What Do These Compression Test Results Mean?

#1
I have a 2002 Toyota Corolla, 1.8L engine. It is burning a lot of oil, maybe like a quart every 700 miles or so. If I'm not mistaken, I also think it is losing coolant as well (was far below low when I checked it recently). I checked the compression on the engine and got the following results. My Haynes manual says that the minimum compression should be about 145, and the maximum be about 210.

Cylinder: #1 #2 #3 #4
PSI: 190 190 180 192

I saw that cylinder #3 was slightly less, and took more turns to build up than the others. It would go above 100 really quickly, and then take about 8 more jumps until it reached 180. The other cylinders would take about 5 jumps to reach maximum compression. I added some oil into #3 and retested, but I got over 270 psi! I figured I put in too much oil, so I vacuumed most of it out. (I only put in about 2 1/2 caps full of oil.) I then retested and got over 240, still climbing. I didn't want to push it much more.

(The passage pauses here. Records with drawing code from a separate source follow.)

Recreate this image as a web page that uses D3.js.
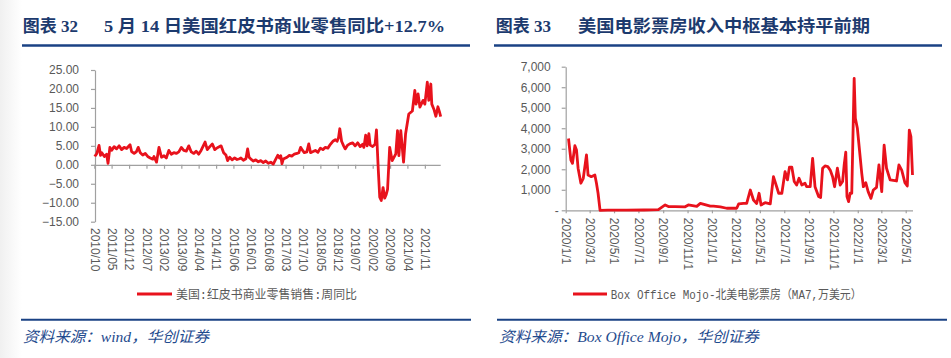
<!DOCTYPE html>
<html><head><meta charset="utf-8">
<script src="https://cdn.jsdelivr.net/npm/d3@7"></script>
<style>
body{margin:0;background:#fff;}
svg{display:block;}
.tick text{font-family:"Liberation Sans",Arial,sans-serif;font-size:12px;fill:#595959;}
</style>
</head><body>
<svg id="c" width="951" height="358"></svg>
<script>
// ---------- Left chart data (Redbook weekly YoY, %) ----------
const leftTitleNo = "图表 32";
const leftTitle = "5 月 14 日美国红皮书商业零售同比+12.7%";
const leftLegend = "美国:红皮书商业零售销售:周同比";
const leftSource = "资料来源：wind，华创证券";
const leftYTicks = [-15, -10, -5, 0, 5, 10, 15, 20, 25];
const leftXTicks = ["2010/10","2011/05","2011/12","2012/07","2013/02","2013/09","2014/04","2014/11","2015/06","2016/01","2016/08","2017/03","2017/10","2018/05","2018/12","2019/07","2020/02","2020/09","2021/04","2021/11"];
const leftDates = [
 "2010-10-01","2010-10-16","2010-11-01","2010-11-28","2010-12-16",
 "2011-01-01","2011-02-01","2011-03-01","2011-03-18","2011-04-10","2011-05-01","2011-06-01","2011-07-01","2011-08-01","2011-09-01","2011-10-01","2011-11-01","2011-12-13",
 "2012-01-01","2012-02-01","2012-03-01","2012-03-22","2012-04-16","2012-05-16","2012-06-16","2012-07-16","2012-08-16","2012-09-16","2012-10-01","2012-11-01","2012-12-01",
 "2013-01-01","2013-02-01","2013-03-01","2013-04-01","2013-05-01","2013-06-01","2013-07-01","2013-08-01","2013-09-01","2013-10-01","2013-11-01","2013-12-01",
 "2014-01-01","2014-02-01","2014-03-01","2014-04-01","2014-05-01","2014-06-19","2014-07-16","2014-08-16","2014-09-16","2014-10-16","2014-11-16",
 "2015-01-01","2015-02-01","2015-03-01","2015-03-22","2015-04-16","2015-05-16","2015-06-16","2015-07-16","2015-08-16","2015-09-01","2015-10-01","2015-11-01","2015-11-22","2015-12-10",
 "2016-01-01","2016-02-01","2016-03-01","2016-04-01","2016-05-01","2016-06-01","2016-07-01","2016-08-01","2016-09-01","2016-10-01","2016-11-01","2016-11-25","2016-12-16",
 "2017-01-01","2017-01-16","2017-02-01","2017-03-19","2017-04-16","2017-05-16","2017-06-16","2017-07-19","2017-08-10","2017-09-01","2017-09-25","2017-10-16","2017-11-16","2017-12-10",
 "2018-01-01","2018-02-01","2018-03-01","2018-04-01","2018-05-01","2018-06-01","2018-07-01","2018-08-01","2018-09-01","2018-10-01","2018-11-01","2018-11-22","2018-12-10","2018-12-25",
 "2019-01-16","2019-02-10","2019-03-01","2019-04-01","2019-05-01","2019-06-01","2019-07-01","2019-08-01","2019-09-01","2019-10-01","2019-10-16","2019-11-07","2019-11-25","2019-12-16",
 "2020-01-01","2020-02-01","2020-03-01","2020-03-18","2020-04-10","2020-04-27","2020-05-16","2020-06-07","2020-06-27","2020-07-16","2020-08-01","2020-08-27","2020-09-27","2020-11-10","2020-12-01","2020-12-18",
 "2021-01-10","2021-02-13","2021-03-10","2021-04-18","2021-06-01","2021-07-01","2021-07-16","2021-08-10","2021-09-01","2021-10-10","2021-11-01","2021-12-01","2021-12-19",
 "2022-01-13","2022-01-25","2022-02-22","2022-03-16","2022-04-10","2022-04-28","2022-05-14"];
const leftValues = [
 2.7,2.5,3.0,5.1,2.5,
 3.2,2.2,2.8,0.4,4.6,3.8,4.8,4.2,5.0,4.0,4.6,4.3,5.3,
 3.5,3.0,3.5,4.6,3.2,2.6,3.0,2.2,1.8,1.5,2.2,0.7,4.6,
 2.0,2.4,1.8,3.8,2.8,3.2,3.0,3.4,4.6,3.8,3.6,5.0,
 3.4,3.0,3.6,2.8,3.8,6.0,4.0,4.8,5.5,4.0,4.5,
 5.0,3.2,2.6,1.1,2.0,1.3,1.8,1.4,1.6,1.8,1.2,1.6,4.2,2.0,
 1.5,1.0,1.3,0.8,1.1,0.6,1.0,0.4,0.7,0.2,1.5,2.5,1.8,
 2.4,0.3,1.5,2.0,2.5,2.3,2.8,3.0,3.2,4.6,3.8,3.2,3.4,5.5,
 3.2,3.5,3.8,3.3,4.4,4.0,4.6,4.4,5.4,6.2,6.6,6.2,7.2,9.5,
 6.2,5.0,4.2,5.2,5.6,5.8,5.0,5.8,4.8,5.4,4.6,7.8,5.0,8.2,
 5.2,4.8,5.4,9.2,-1.5,-8.5,-9.4,-6.0,-8.8,-7.8,-6.5,4.6,1.1,2.9,9.0,2.4,
 9.0,0.7,8.2,13.4,14.2,19.6,16.0,18.7,15.2,17.0,16.0,21.8,17.0,
 21.3,16.0,14.5,12.8,15.3,14.0,12.7];

// ---------- Right chart data (Box Office Mojo MA7, 万美元) ----------
const rightTitleNo = "图表 33";
const rightTitle = "美国电影票房收入中枢基本持平前期";
const rightLegend = "Box Office Mojo-北美电影票房（MA7,万美元）";
const rightSource = "资料来源：Box Office Mojo，华创证券";
const rightYTicks = [0, 1000, 2000, 3000, 4000, 5000, 6000, 7000];
const rightXTicks = ["2020/1/1","2020/3/1","2020/5/1","2020/7/1","2020/9/1","2020/11/1","2021/1/1","2021/3/1","2021/5/1","2021/7/1","2021/9/1","2021/11/1","2022/1/1","2022/3/1","2022/5/1"];
const rightDates = [
 "2020-01-08","2020-01-14","2020-01-18","2020-01-24","2020-01-28","2020-02-01","2020-02-08","2020-02-14","2020-02-22","2020-02-26",
 "2020-03-05","2020-03-14","2020-03-18","2020-03-22","2020-03-27","2020-04-15","2020-06-01","2020-07-15","2020-08-20",
 "2020-09-06","2020-09-14","2020-10-01","2020-10-26","2020-11-03","2020-11-24","2020-12-03","2020-12-28",
 "2021-01-05","2021-01-22","2021-02-07","2021-03-04","2021-03-09","2021-03-21","2021-03-29","2021-04-07","2021-04-15","2021-04-23","2021-04-29",
 "2021-05-04","2021-05-14","2021-05-27","2021-06-04","2021-06-12","2021-06-17","2021-06-25","2021-07-03","2021-07-09","2021-07-14","2021-07-20","2021-07-26",
 "2021-08-01","2021-08-07","2021-08-14","2021-08-22","2021-08-26","2021-09-04","2021-09-10","2021-09-16","2021-09-25","2021-09-30",
 "2021-10-05","2021-10-11","2021-10-18","2021-10-24","2021-10-30","2021-11-04","2021-11-11","2021-11-18","2021-11-24","2021-11-28",
 "2021-12-02","2021-12-05","2021-12-09","2021-12-13","2021-12-17","2021-12-23","2021-12-26","2021-12-31",
 "2022-01-11","2022-01-15","2022-01-21","2022-01-27","2022-02-03","2022-02-09","2022-02-17","2022-02-23",
 "2022-03-02","2022-03-08","2022-03-14","2022-03-23","2022-04-08","2022-04-14","2022-04-21","2022-04-29",
 "2022-05-05","2022-05-10","2022-05-14","2022-05-18"];
const rightValues = [
 3500,2450,2290,3150,2940,2050,1320,1560,2700,1720,
 1640,1720,1320,830,0,10,10,15,30,
 260,180,180,170,260,190,340,200,
 200,170,100,100,310,340,340,990,500,330,830,
 260,370,310,1640,1150,830,830,1880,1480,2100,2100,1400,
 1230,1560,1230,1320,1150,1150,2530,1150,670,620,
 2050,2160,2130,1960,1640,1150,2050,1230,1400,2210,
 2830,670,420,830,830,6430,4480,4000,
 1800,1150,1350,910,580,990,1120,2210,
 910,3180,2050,1480,1430,2210,1960,1350,
 1185,3910,3590,1720];

// ---------- Drawing ----------
const svg = d3.select("#c");
const RED = "#e8121c", NAVY = "#1c3a6e", RULE = "#1a4284", AXIS = "#a0a0a0", GRAY = "#595959";
const parseD = d3.timeParse("%Y-%m-%d");

// faint left edge shade
const grad = svg.append("defs").append("linearGradient").attr("id","edge");
grad.append("stop").attr("offset","0").attr("stop-color","#f0f0f0");
grad.append("stop").attr("offset","1").attr("stop-color","#ffffff");
svg.append("rect").attr("x",0).attr("y",0).attr("width",22).attr("height",358).attr("fill","url(#edge)");

function header(x0, x1, numX, no, titleX, title, titleW){
  const f = '"Liberation Serif","Times New Roman","Noto Sans CJK SC",serif';
  svg.append("text").attr("x",numX).attr("y",32).attr("fill",NAVY)
    .style("font-family",f).style("font-size","17px").style("font-weight","bold").text(no);
  svg.append("text").attr("x",titleX).attr("y",32).attr("fill",NAVY)
    .attr("textLength",titleW).attr("lengthAdjust","spacingAndGlyphs")
    .style("font-family",f).style("font-size","17px").style("font-weight","bold").text(title);
  svg.append("line").attr("x1",x0).attr("x2",x1).attr("y1",45.5).attr("y2",45.5)
    .attr("stroke",RULE).attr("stroke-width",2.5);
}
function footer(x0, x1, src, w){
  svg.append("line").attr("x1",x0).attr("x2",x1).attr("y1",319.7).attr("y2",319.7)
    .attr("stroke",RULE).attr("stroke-width",2);
  svg.append("text").attr("x",x0+2).attr("y",342).attr("fill","#1f4b8e")
    .attr("textLength",w).attr("lengthAdjust","spacingAndGlyphs")
    .style("font-family",'"Liberation Serif","Noto Sans CJK SC",serif').style("font-size","15px")
    .style("font-style","italic").text(src);
}
function legend(lx0, lx1, y, label, tx, tw){
  svg.append("line").attr("x1",lx0).attr("x2",lx1).attr("y1",y).attr("y2",y)
    .attr("stroke",RED).attr("stroke-width",3);
  svg.append("text").attr("x",tx).attr("y",y+4.5).attr("fill",GRAY)
    .attr("textLength",tw).attr("lengthAdjust","spacingAndGlyphs")
    .style("font-family",'"Liberation Mono","Noto Sans CJK SC",monospace').style("font-size","12px").text(label);
}
function styleAxis(g){
  g.select(".domain").attr("stroke",AXIS).attr("stroke-width",1.2);
  g.selectAll(".tick line").attr("stroke",AXIS).attr("stroke-width",1.2);
}

header(22, 470, 22.7, leftTitleNo, 104, leftTitle, 341);
header(494, 942, 495.7, rightTitleNo, 578, rightTitle, 292);
footer(21, 471, leftSource, 186);
footer(497, 947, rightSource, 260);

// ----- Left chart -----
const xL = d3.scaleTime().domain([parseD("2010-10-01"), parseD("2022-05-14")]).range([94.3, 440.7]);
const yL = d3.scaleLinear().domain([-15, 25]).range([221.7, 70]);
const parseM = d3.timeParse("%Y/%m");
const lTicks = leftXTicks.map(parseM);

const gyL = svg.append("g").attr("transform","translate(95,0)")
  .call(d3.axisLeft(yL).tickValues(leftYTicks).tickFormat(d3.format(".2f")).tickSize(4).tickSizeOuter(0).tickPadding(12));
styleAxis(gyL);

const gx0L = svg.append("g").attr("transform",`translate(0,${yL(0)})`)
  .call(d3.axisBottom(xL).tickValues(lTicks).tickSize(4).tickSizeOuter(0).tickFormat(""));
styleAxis(gx0L);
gx0L.select(".domain").attr("d",`M95,0.5H${xL.range()[1]}`);

const gxlL = svg.append("g").attr("transform","translate(0,228)")
  .call(d3.axisBottom(xL).tickValues(lTicks).tickSize(0).tickFormat(d3.timeFormat("%Y/%m")));
gxlL.select(".domain").remove();
gxlL.selectAll(".tick text").attr("transform","rotate(90)").attr("x",0).attr("y",0)
  .attr("dy","0.35em").style("text-anchor","start");

const leftData = leftDates.map((d,i)=>({d:parseD(d), v:leftValues[i]}));
svg.append("path").datum(leftData)
  .attr("d", d3.line().x(p=>xL(p.d)).y(p=>yL(p.v)))
  .attr("fill","none").attr("stroke",RED).attr("stroke-width",2.8).attr("stroke-linejoin","round");

legend(137, 172, 294, leftLegend, 176, 181);

// ----- Right chart -----
const xR = d3.scaleTime().domain([parseD("2020-01-01"), parseD("2022-05-18")]).range([565.7, 912.5]);
const yR = d3.scaleLinear().domain([0, 7000]).range([210.3, 66.7]);
const parseMD = d3.timeParse("%Y/%m/%d");
const rTicks = rightXTicks.map(parseMD);

const gyR = svg.append("g").attr("transform","translate(565.7,0)")
  .call(d3.axisLeft(yR).tickValues(rightYTicks).tickFormat(v => v === 0 ? "-" : d3.format(",")(v)).tickSize(4).tickSizeOuter(0).tickPadding(11));
styleAxis(gyR);
gyR.selectAll(".tick text").filter(v => v === 0).attr("x",-7);

const gxR = svg.append("g").attr("transform",`translate(0,${yR(0)})`)
  .call(d3.axisBottom(xR).tickValues(rTicks).tickSize(3).tickSizeOuter(0).tickPadding(7)
    .tickFormat(d3.timeFormat("%Y/%-m/%-d")));
styleAxis(gxR);
gxR.selectAll(".tick text").attr("transform","rotate(90)").attr("x",7.5).attr("y",0)
  .attr("dy","0.35em").style("text-anchor","start");

const rightData = rightDates.map((d,i)=>({d:parseD(d), v:rightValues[i]}));
svg.append("path").datum(rightData)
  .attr("d", d3.line().x(p=>xR(p.d)).y(p=>yR(p.v)))
  .attr("fill","none").attr("stroke",RED).attr("stroke-width",2.8).attr("stroke-linejoin","round");

legend(573, 607, 294, rightLegend, 610.7, 251);
</script>
</body></html>
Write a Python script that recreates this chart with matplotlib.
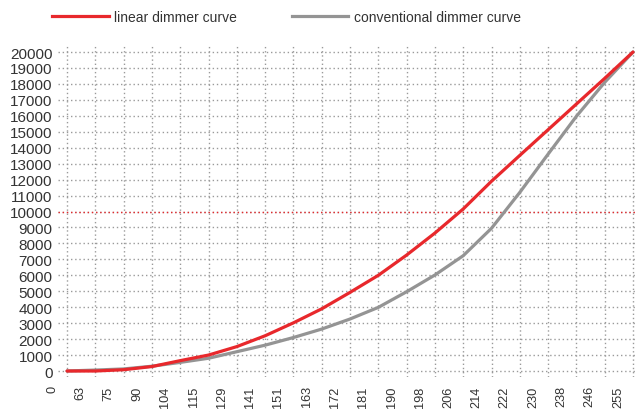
import matplotlib
matplotlib.use("Agg")
import matplotlib.pyplot as plt
import matplotlib.transforms as mtransforms
from matplotlib.lines import Line2D

x_labels = ["0", "63", "75", "90", "104", "115", "129", "141", "151", "163",
            "172", "181", "190", "198", "206", "214", "222", "230", "238", "246", "255"]
linear_curve = [0, 0, 80, 280, 650, 1000, 1530, 2210, 3020, 3900, 4930, 6000, 7270,
                8650, 10160, 11900, 13520, 15130, 16740, 18350, 20000]
conventional_curve = [0, 60, 130, 300, 540, 800, 1210, 1620, 2100, 2630, 3260, 3990,
                      4970, 6020, 7230, 8950, 11200, 13600, 15970, 18100, 20000]
y_ticks = list(range(0, 20001, 1000))

RED = "#e8282c"
GRAY = "#949494"
TXT = "#333333"

plt.rcParams['font.family'] = ['Liberation Sans', 'DejaVu Sans']

fig = plt.figure(figsize=(6.35, 4.10), dpi=100)
ax = fig.add_axes([58/635, 1 - 378/410, 577/635, 332/410])

xs = list(range(len(x_labels)))
ax.plot(xs, conventional_curve, color=GRAY, lw=2.3, solid_capstyle='round', zorder=3)
ax.plot(xs, linear_curve, color=RED, lw=2.3, solid_capstyle='round', zorder=4)

ax.set_xlim(-0.32, 20.07)
ax.set_ylim(-376, 20440)

ax.set_xticks(xs)
ax.set_xticklabels(x_labels, rotation=90, fontsize=9.2, color=TXT)
ax.set_yticks(y_ticks)
ax.set_yticklabels([str(v) for v in y_ticks], fontsize=11, color=TXT)
ax.tick_params(axis='both', length=0)
ax.tick_params(axis='y', pad=4)
ax.tick_params(axis='x', pad=6)

offset = mtransforms.ScaledTranslation(-15/100, 0, fig.dpi_scale_trans)
for lab in ax.get_xticklabels():
    lab.set_transform(lab.get_transform() + offset)

for s in ax.spines.values():
    s.set_visible(False)

ax.grid(True, linestyle=(0, (1, 2)), color="#9a9a9a", lw=1)
ax.set_axisbelow(True)
ax.axhline(10000, color=RED, linestyle=(0, (1, 2)), lw=1, zorder=2)

handles = [Line2D([], [], color=RED, lw=2.3), Line2D([], [], color=GRAY, lw=2.3)]
fig.legend(handles, ["linear dimmer curve", "conventional dimmer curve"],
           loc='center left', bbox_to_anchor=(52/635, 1 - 18/410), ncol=2,
           frameon=False, fontsize=10, handlelength=4.1, handletextpad=0.4,
           columnspacing=3.9, borderpad=0, borderaxespad=0, labelcolor=TXT)

fig.savefig("out.png", dpi=100)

I'm wondering why the wet compression is so much higher than it was, and why it's way higher than the normal maximum pressure. Also why would every cylinder's compression be so high yet burn so much oil? Thanks, Ben.
 
#4
Couple things you did wrong.

One, you do the dry test, all cylinders, exactly the same way, exactly the same amount of cranks.

Two, when you do the wet test, you do it on all four cylinders, again, exact same way. (Use one capful, and wait a minute for it to get into the piston, using too much pushes it into your gauge, artificially jacking up the pressure)

If compression on the wet test is significantly higher, then you have bad rings, and that is where you are burning oil. If the wet and dry test turn out the same, then the valve stem seals are where the oil leak is coming from.